There is an art to “making a stranger into a friend”. That is because there are the real needs of all people to be loved by all other people, and then there the tainted overtones of sin that create expectations and desires of others to feed sin. The sin in us responds to the sin in others, too. This codependent sin fest, where my stuff feeds on and feeds your stuff CAN look very much like just folks mutually interacting. In fact, the world has some very clever counterfeits of love that can look just like love, but all concerned can go away from these encounters just as empty as when they came.

What are our real needs, then? What do we really need from those around us? Exactly what we need from God and from ourselves. The problem can start here. Sin can dictate to us what we THINK we need from God and from ourselves, too. In fact, sin taints our encounters with God and with ourselves. Many people are so toxic they cannot be left in a room with themselves, much less anyone else, and their encounters with God are so overloaded with their expectations and projections they might as well not even be at all. How to get past our sinful projections onto others, as well as how to not respond TO the sinful projections of others? The way of making strangers into friends starts on the other side of all this.

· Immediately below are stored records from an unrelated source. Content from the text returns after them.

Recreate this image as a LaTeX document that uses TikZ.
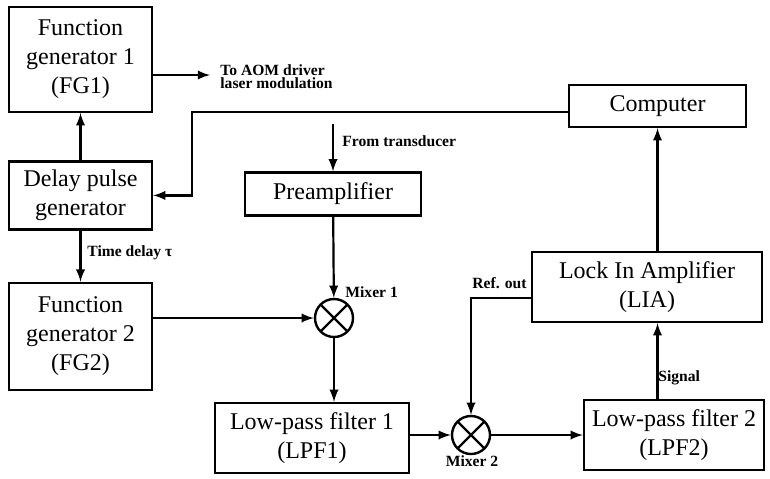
\documentclass[tikz,border=0pt]{standalone}
\usepackage{fontspec}
\setmainfont{Liberation Serif}
\usepackage{tikz}
\tikzset{>=latex}
\usetikzlibrary{positioning,calc}
\tikzset{
	block/.style={draw,line width=1.2pt,rectangle,align=center,inner sep=1pt,font=\fontsize{12}{14.5}\selectfont},
	mixer/.style={draw,line width=1.2pt,circle,inner sep=0pt,minimum size=19pt,
		path picture={\draw[line width=1.2pt] (path picture bounding box.north west) -- (path picture bounding box.south east)
			(path picture bounding box.north east) -- (path picture bounding box.south west);}},
	tag/.style={font=\bfseries\fontsize{7.8}{6.5}\selectfont,align=left,inner sep=1pt},
	line/.style={draw,line width=1.1pt,->},
}

\begin{document}
\begin{tikzpicture}[x=0.5pt,y=-0.5pt]
	\useasboundingbox (0,0) rectangle (770,478);

	% Left column
	\node[block,minimum width=71.5pt,minimum height=52.5pt] (fg1) at (80.5,59.5) {Function\\generator 1\\(FG1)};
	\node[block,minimum width=71.5pt,minimum height=34pt,below=23.5pt of fg1] (dpg) {Delay pulse\\generator};
	\node[block,minimum width=71.5pt,minimum height=53.5pt,below=25.5pt of dpg] (fg2) {Function\\generator 2\\(FG2)};

	% Middle
	\node[block,minimum width=88pt,minimum height=21.5pt] (pre) at (333,194) {Preamplifier};
	\node[mixer] (m1) at (334,318) {};
	\node[block,minimum width=97pt,minimum height=35pt] (lpf1) at (312,438) {Low-pass filter 1\\(LPF1)};
	\node[mixer] (m2) at (471,435) {};

	% Right column
	\node[block,minimum width=88.5pt,minimum height=21pt] (cmp) at (657.5,106) {Computer};
	\node[block,minimum width=115pt,minimum height=35pt] (lia) at (647,287) {Lock In Amplifier\\(LIA)};
	\node[block,minimum width=90pt,minimum height=35pt] (lpf2) at (674,435) {Low-pass filter 2\\(LPF2)};

	% Free ends
	\coordinate (aom) at (210,75);
	\coordinate (cl) at (192,112);
	\coordinate[above=23.5pt of pre.north] (trd);
	\coordinate (ref) at (471,298);

	% Labels
	\node[tag,anchor=west] (aomtxt) at (218,77) {To AOM driver\\laser modulation};
	\node[tag,anchor=west] (trdtxt) at (340,141) {From transducer};
	\node[tag,anchor=west] (tdtxt) at (85,253) {Time delay τ};
	\node[tag,anchor=west] (m1txt) at (343,292) {Mixer 1};
	\node[tag,anchor=west] (reftxt) at (470,283) {Ref. out};
	\node[tag,anchor=west] (sigtxt) at (656,378) {Signal};
	\node[tag] (m2txt) at (472,461) {Mixer 2};

	% Draw connections
	\draw[line] (fg1.east |- aom) -- (aom);
	\draw[line] (dpg) -- (fg1);
	\draw[line] (cmp.west |- cl) -- (cl) |- (dpg.east);
	\draw[line] (dpg) -- (fg2);
	\draw[line] (trd) -- (pre);
	\draw[line] (pre) -- (m1);
	\draw[line] (fg2.east |- m1) -- (m1);
	\draw[line] (m1) -- (m1 |- lpf1.north);
	\draw[line] (lpf1.east |- m2) -- (m2);
	\draw[line] (m2) -- (lpf2.west |- m2);
	\draw[line] (lia.west |- ref) -- (ref) -- (m2);
	\draw[line] (lpf2.north -| cmp) -- (lia.south -| cmp);
	\draw[line] (lia.north -| cmp) -- (cmp);
\end{tikzpicture}
\end{document}
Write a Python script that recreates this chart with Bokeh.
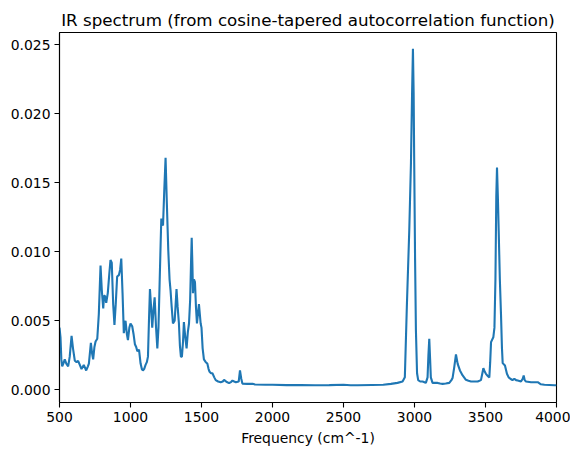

Abraham was called “the friend of God”. I bet he had learned how to be a friend to himself from that, too. The rest is just about extending that reality to all beyond us. Friendship starts at home.

Babs

Sometimes the hostility and stiffness of others can be the greatest challenge in being hospitable..and these have become my greatest rewards as many times I feel compelled to be a friend, or to at least show that someone cares.
Everyone has a story. Some horrific and some not enough, the higher the wall, usually the deeper the need to be heard.
Some people of course are a tick looking for a dog, there is a price but the reward has been far greater.

mark parry

I marvel how the spirit moves omnipresently. I was considering these things, meditating on friendship, exclusive versus inclusive fellowships as I am meeting with a leader of our very superior, exclusive fellowship (I am exaggerating for effect mind you). My experience has been that to make friends you need to be a freind, “no greater love has this than a man lay down his life for his freind”. Ah their in lies the rub, we must lay down our lives to make friends, consider others more important than ourselves. Considering others well being above our own requires the cross. Ah their in lies the rub; sacrificial service, death to self interest, death to self serving- all hinder our developing of intimate friendships or communities. But through these we gain access to the other side of the cross of Messiah, resurrection and true life!